====== Dataset excerpt ======
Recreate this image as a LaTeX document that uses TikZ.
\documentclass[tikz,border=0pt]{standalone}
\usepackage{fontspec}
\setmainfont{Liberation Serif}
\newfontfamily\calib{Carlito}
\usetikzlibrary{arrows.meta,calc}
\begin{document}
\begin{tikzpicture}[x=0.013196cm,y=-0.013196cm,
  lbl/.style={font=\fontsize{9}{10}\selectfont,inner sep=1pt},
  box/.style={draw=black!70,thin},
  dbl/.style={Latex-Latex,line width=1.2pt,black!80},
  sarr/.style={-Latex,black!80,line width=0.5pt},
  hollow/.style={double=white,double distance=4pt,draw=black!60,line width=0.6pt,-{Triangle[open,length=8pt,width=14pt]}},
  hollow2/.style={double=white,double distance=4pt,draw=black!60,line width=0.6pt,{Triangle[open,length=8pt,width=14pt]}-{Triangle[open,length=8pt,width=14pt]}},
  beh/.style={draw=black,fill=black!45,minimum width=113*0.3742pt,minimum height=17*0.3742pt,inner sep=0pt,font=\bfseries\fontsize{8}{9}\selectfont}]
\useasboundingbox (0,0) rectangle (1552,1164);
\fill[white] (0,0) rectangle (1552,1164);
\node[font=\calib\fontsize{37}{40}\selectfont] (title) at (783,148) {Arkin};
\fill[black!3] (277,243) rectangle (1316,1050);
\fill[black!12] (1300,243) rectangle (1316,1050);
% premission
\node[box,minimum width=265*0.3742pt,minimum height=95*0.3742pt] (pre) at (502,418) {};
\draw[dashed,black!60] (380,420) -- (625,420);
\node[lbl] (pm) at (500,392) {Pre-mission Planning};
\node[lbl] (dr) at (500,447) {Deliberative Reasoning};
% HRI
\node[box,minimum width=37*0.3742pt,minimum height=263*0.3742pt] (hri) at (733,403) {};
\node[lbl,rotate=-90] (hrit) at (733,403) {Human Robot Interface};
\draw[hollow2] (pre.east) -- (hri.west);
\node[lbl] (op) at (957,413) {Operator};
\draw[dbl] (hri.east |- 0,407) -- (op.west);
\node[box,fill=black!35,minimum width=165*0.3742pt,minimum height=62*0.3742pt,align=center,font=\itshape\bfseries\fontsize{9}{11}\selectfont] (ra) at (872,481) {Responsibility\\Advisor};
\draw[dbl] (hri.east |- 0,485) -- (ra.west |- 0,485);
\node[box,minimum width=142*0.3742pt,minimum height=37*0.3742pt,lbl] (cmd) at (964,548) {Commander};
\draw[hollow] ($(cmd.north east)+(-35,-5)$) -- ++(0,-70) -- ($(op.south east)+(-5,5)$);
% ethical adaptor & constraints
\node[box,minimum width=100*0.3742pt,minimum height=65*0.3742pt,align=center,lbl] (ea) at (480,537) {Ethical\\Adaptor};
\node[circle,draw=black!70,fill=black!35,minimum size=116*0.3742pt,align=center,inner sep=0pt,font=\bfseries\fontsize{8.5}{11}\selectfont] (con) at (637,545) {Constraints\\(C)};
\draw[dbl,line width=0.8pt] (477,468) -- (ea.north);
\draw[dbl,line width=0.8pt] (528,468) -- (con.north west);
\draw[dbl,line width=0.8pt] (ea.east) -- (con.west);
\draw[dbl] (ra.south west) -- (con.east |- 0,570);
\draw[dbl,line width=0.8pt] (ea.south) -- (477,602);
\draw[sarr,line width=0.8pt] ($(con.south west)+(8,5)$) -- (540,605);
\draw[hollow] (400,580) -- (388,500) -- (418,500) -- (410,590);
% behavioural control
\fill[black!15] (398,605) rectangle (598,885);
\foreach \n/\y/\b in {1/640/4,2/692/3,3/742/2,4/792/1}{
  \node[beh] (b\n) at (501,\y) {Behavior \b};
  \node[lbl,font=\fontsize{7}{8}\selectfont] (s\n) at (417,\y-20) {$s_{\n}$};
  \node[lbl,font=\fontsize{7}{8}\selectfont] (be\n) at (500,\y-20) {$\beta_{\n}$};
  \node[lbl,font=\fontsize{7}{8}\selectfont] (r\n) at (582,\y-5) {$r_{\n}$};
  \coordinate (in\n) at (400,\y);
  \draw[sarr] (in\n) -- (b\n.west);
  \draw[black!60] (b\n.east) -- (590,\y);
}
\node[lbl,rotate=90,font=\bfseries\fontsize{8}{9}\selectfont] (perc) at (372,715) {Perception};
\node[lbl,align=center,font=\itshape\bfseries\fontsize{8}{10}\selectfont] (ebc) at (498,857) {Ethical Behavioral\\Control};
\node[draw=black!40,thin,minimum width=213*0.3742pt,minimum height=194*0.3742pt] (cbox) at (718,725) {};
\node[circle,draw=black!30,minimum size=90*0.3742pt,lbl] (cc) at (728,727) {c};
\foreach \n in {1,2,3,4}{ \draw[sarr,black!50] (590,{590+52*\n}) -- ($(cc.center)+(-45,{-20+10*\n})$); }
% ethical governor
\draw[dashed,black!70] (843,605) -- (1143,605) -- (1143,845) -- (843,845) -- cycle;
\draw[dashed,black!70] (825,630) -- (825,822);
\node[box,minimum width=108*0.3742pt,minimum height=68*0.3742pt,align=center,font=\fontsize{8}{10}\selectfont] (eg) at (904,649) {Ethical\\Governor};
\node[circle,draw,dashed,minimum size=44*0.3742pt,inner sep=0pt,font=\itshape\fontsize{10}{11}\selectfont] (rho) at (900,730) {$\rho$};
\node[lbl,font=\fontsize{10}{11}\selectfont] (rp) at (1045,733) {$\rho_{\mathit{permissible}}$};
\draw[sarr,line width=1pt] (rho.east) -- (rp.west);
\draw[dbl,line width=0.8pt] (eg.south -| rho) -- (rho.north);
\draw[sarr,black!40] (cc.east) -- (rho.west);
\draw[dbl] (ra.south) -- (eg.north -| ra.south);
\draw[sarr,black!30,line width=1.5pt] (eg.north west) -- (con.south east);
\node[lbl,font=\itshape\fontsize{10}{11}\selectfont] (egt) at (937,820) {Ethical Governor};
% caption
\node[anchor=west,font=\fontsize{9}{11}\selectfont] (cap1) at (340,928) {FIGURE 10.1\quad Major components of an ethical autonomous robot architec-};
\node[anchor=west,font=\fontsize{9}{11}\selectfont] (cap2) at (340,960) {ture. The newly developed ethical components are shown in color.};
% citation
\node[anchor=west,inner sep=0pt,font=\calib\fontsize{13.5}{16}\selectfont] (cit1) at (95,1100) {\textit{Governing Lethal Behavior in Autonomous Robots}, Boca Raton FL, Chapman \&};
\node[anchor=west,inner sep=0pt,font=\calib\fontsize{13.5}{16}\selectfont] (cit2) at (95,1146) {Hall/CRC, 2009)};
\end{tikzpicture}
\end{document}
======
_Written instruction_
Set down the listing above in full, please, exactly as it appears.

_Solution to the exercise_
Recreate this image as a LaTeX document that uses TikZ.
\documentclass[tikz,border=0pt]{standalone}
\usepackage{fontspec}
\setmainfont{Liberation Serif}
\newfontfamily\calib{Carlito}
\usetikzlibrary{arrows.meta,calc}
\begin{document}
\begin{tikzpicture}[x=0.013196cm,y=-0.013196cm,
  lbl/.style={font=\fontsize{9}{10}\selectfont,inner sep=1pt},
  box/.style={draw=black!70,thin},
  dbl/.style={Latex-Latex,line width=1.2pt,black!80},
  sarr/.style={-Latex,black!80,line width=0.5pt},
  hollow/.style={double=white,double distance=4pt,draw=black!60,line width=0.6pt,-{Triangle[open,length=8pt,width=14pt]}},
  hollow2/.style={double=white,double distance=4pt,draw=black!60,line width=0.6pt,{Triangle[open,length=8pt,width=14pt]}-{Triangle[open,length=8pt,width=14pt]}},
  beh/.style={draw=black,fill=black!45,minimum width=113*0.3742pt,minimum height=17*0.3742pt,inner sep=0pt,font=\bfseries\fontsize{8}{9}\selectfont}]
\useasboundingbox (0,0) rectangle (1552,1164);
\fill[white] (0,0) rectangle (1552,1164);
\node[font=\calib\fontsize{37}{40}\selectfont] (title) at (783,148) {Arkin};
\fill[black!3] (277,243) rectangle (1316,1050);
\fill[black!12] (1300,243) rectangle (1316,1050);
% premission
\node[box,minimum width=265*0.3742pt,minimum height=95*0.3742pt] (pre) at (502,418) {};
\draw[dashed,black!60] (380,420) -- (625,420);
\node[lbl] (pm) at (500,392) {Pre-mission Planning};
\node[lbl] (dr) at (500,447) {Deliberative Reasoning};
% HRI
\node[box,minimum width=37*0.3742pt,minimum height=263*0.3742pt] (hri) at (733,403) {};
\node[lbl,rotate=-90] (hrit) at (733,403) {Human Robot Interface};
\draw[hollow2] (pre.east) -- (hri.west);
\node[lbl] (op) at (957,413) {Operator};
\draw[dbl] (hri.east |- 0,407) -- (op.west);
\node[box,fill=black!35,minimum width=165*0.3742pt,minimum height=62*0.3742pt,align=center,font=\itshape\bfseries\fontsize{9}{11}\selectfont] (ra) at (872,481) {Responsibility\\Advisor};
\draw[dbl] (hri.east |- 0,485) -- (ra.west |- 0,485);
\node[box,minimum width=142*0.3742pt,minimum height=37*0.3742pt,lbl] (cmd) at (964,548) {Commander};
\draw[hollow] ($(cmd.north east)+(-35,-5)$) -- ++(0,-70) -- ($(op.south east)+(-5,5)$);
% ethical adaptor & constraints
\node[box,minimum width=100*0.3742pt,minimum height=65*0.3742pt,align=center,lbl] (ea) at (480,537) {Ethical\\Adaptor};
\node[circle,draw=black!70,fill=black!35,minimum size=116*0.3742pt,align=center,inner sep=0pt,font=\bfseries\fontsize{8.5}{11}\selectfont] (con) at (637,545) {Constraints\\(C)};
\draw[dbl,line width=0.8pt] (477,468) -- (ea.north);
\draw[dbl,line width=0.8pt] (528,468) -- (con.north west);
\draw[dbl,line width=0.8pt] (ea.east) -- (con.west);
\draw[dbl] (ra.south west) -- (con.east |- 0,570);
\draw[dbl,line width=0.8pt] (ea.south) -- (477,602);
\draw[sarr,line width=0.8pt] ($(con.south west)+(8,5)$) -- (540,605);
\draw[hollow] (400,580) -- (388,500) -- (418,500) -- (410,590);
% behavioural control
\fill[black!15] (398,605) rectangle (598,885);
\foreach \n/\y/\b in {1/640/4,2/692/3,3/742/2,4/792/1}{
  \node[beh] (b\n) at (501,\y) {Behavior \b};
  \node[lbl,font=\fontsize{7}{8}\selectfont] (s\n) at (417,\y-20) {$s_{\n}$};
  \node[lbl,font=\fontsize{7}{8}\selectfont] (be\n) at (500,\y-20) {$\beta_{\n}$};
  \node[lbl,font=\fontsize{7}{8}\selectfont] (r\n) at (582,\y-5) {$r_{\n}$};
  \coordinate (in\n) at (400,\y);
  \draw[sarr] (in\n) -- (b\n.west);
  \draw[black!60] (b\n.east) -- (590,\y);
}
\node[lbl,rotate=90,font=\bfseries\fontsize{8}{9}\selectfont] (perc) at (372,715) {Perception};
\node[lbl,align=center,font=\itshape\bfseries\fontsize{8}{10}\selectfont] (ebc) at (498,857) {Ethical Behavioral\\Control};
\node[draw=black!40,thin,minimum width=213*0.3742pt,minimum height=194*0.3742pt] (cbox) at (718,725) {};
\node[circle,draw=black!30,minimum size=90*0.3742pt,lbl] (cc) at (728,727) {c};
\foreach \n in {1,2,3,4}{ \draw[sarr,black!50] (590,{590+52*\n}) -- ($(cc.center)+(-45,{-20+10*\n})$); }
% ethical governor
\draw[dashed,black!70] (843,605) -- (1143,605) -- (1143,845) -- (843,845) -- cycle;
\draw[dashed,black!70] (825,630) -- (825,822);
\node[box,minimum width=108*0.3742pt,minimum height=68*0.3742pt,align=center,font=\fontsize{8}{10}\selectfont] (eg) at (904,649) {Ethical\\Governor};
\node[circle,draw,dashed,minimum size=44*0.3742pt,inner sep=0pt,font=\itshape\fontsize{10}{11}\selectfont] (rho) at (900,730) {$\rho$};
\node[lbl,font=\fontsize{10}{11}\selectfont] (rp) at (1045,733) {$\rho_{\mathit{permissible}}$};
\draw[sarr,line width=1pt] (rho.east) -- (rp.west);
\draw[dbl,line width=0.8pt] (eg.south -| rho) -- (rho.north);
\draw[sarr,black!40] (cc.east) -- (rho.west);
\draw[dbl] (ra.south) -- (eg.north -| ra.south);
\draw[sarr,black!30,line width=1.5pt] (eg.north west) -- (con.south east);
\node[lbl,font=\itshape\fontsize{10}{11}\selectfont] (egt) at (937,820) {Ethical Governor};
% caption
\node[anchor=west,font=\fontsize{9}{11}\selectfont] (cap1) at (340,928) {FIGURE 10.1\quad Major components of an ethical autonomous robot architec-};
\node[anchor=west,font=\fontsize{9}{11}\selectfont] (cap2) at (340,960) {ture. The newly developed ethical components are shown in color.};
% citation
\node[anchor=west,inner sep=0pt,font=\calib\fontsize{13.5}{16}\selectfont] (cit1) at (95,1100) {\textit{Governing Lethal Behavior in Autonomous Robots}, Boca Raton FL, Chapman \&};
\node[anchor=west,inner sep=0pt,font=\calib\fontsize{13.5}{16}\selectfont] (cit2) at (95,1146) {Hall/CRC, 2009)};
\end{tikzpicture}
\end{document}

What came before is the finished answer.